Filmmaker based in Paris, I currently work between Europe, North Africa, and the Middle East. Citizen of both sides of the Mediterranean, I try to represent people and territories in their complexity. I mostly film by myself creating an intimacy with those I’m following.

 

My first film “Casablanca. One way ticket to Paradise” tells the story of 14 Moroccan suicide bombers who killed dozens of innocent people in restaurants and bars downtown Casablanca after having been indoctrinated by a jihadi movement. The terrorists were in their early twenties and came from the same neighbourhood, one of the poorest slums in the suburb of the city. The film reveals their untold stories through the words of their families, friends, neighbours and schoolmates.

 

Between 2011 and 2013, I directed two feature documentaries observing the Arab revolutions through the eyes of young musicians in the slums of Cairo and across Tunisia.

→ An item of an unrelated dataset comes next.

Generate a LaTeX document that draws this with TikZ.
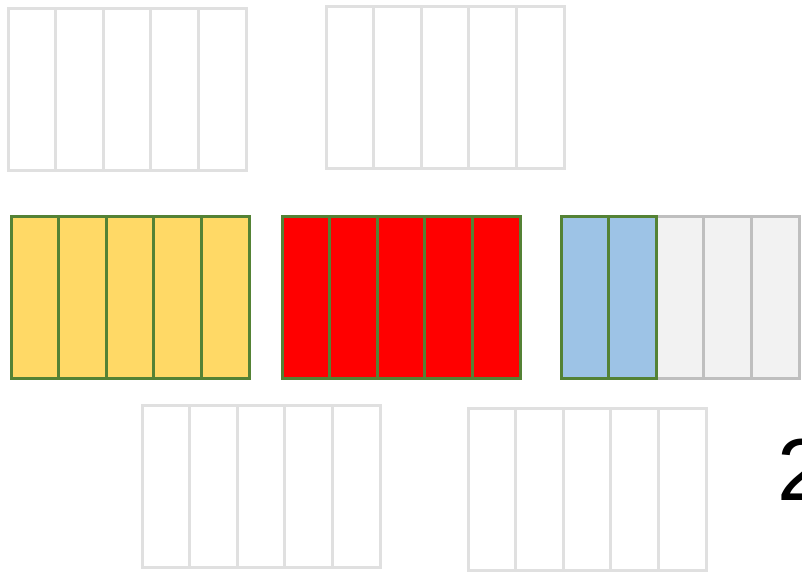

In Egypt, I discovered a new sound that combines pop, electronic music and unconfined lyrics, which breaks the taboos of the conservative patriarchal society. To describe that phenomenon, I shaped the word “Electro Chaabi” and made a film of it. In “Tunisia Clash”, I entered the underground Tunisian rap scene, fighting for freedom of speech and social justice. Observing the Arab revolutions through the eyes of young people in working-class neighborhoods, and more particularly through the music that gets them dancing and dreaming, this was my quest as a film director.

 

In my latest film, “Paris Stalingrad”, I’ve been meaning to show to the world a hidden side of Paris, while the French capital closes doors to asylum seekers, building fences to expel them from public spaces, creating new borders downtown.

 

Last spring, I started to shoot a new film in Sudan. I attended the revolutionary sit-in in Khartoum, a living dream carried by the rising generation. After the military militias attacked the area, burning the tents, erasing the paintings and the slogans on the walls, despite the violence and the number of people killed, Sudanese people continued their peaceful fight for freedom. The film follows ordinary citizens engaged on this long journey for change.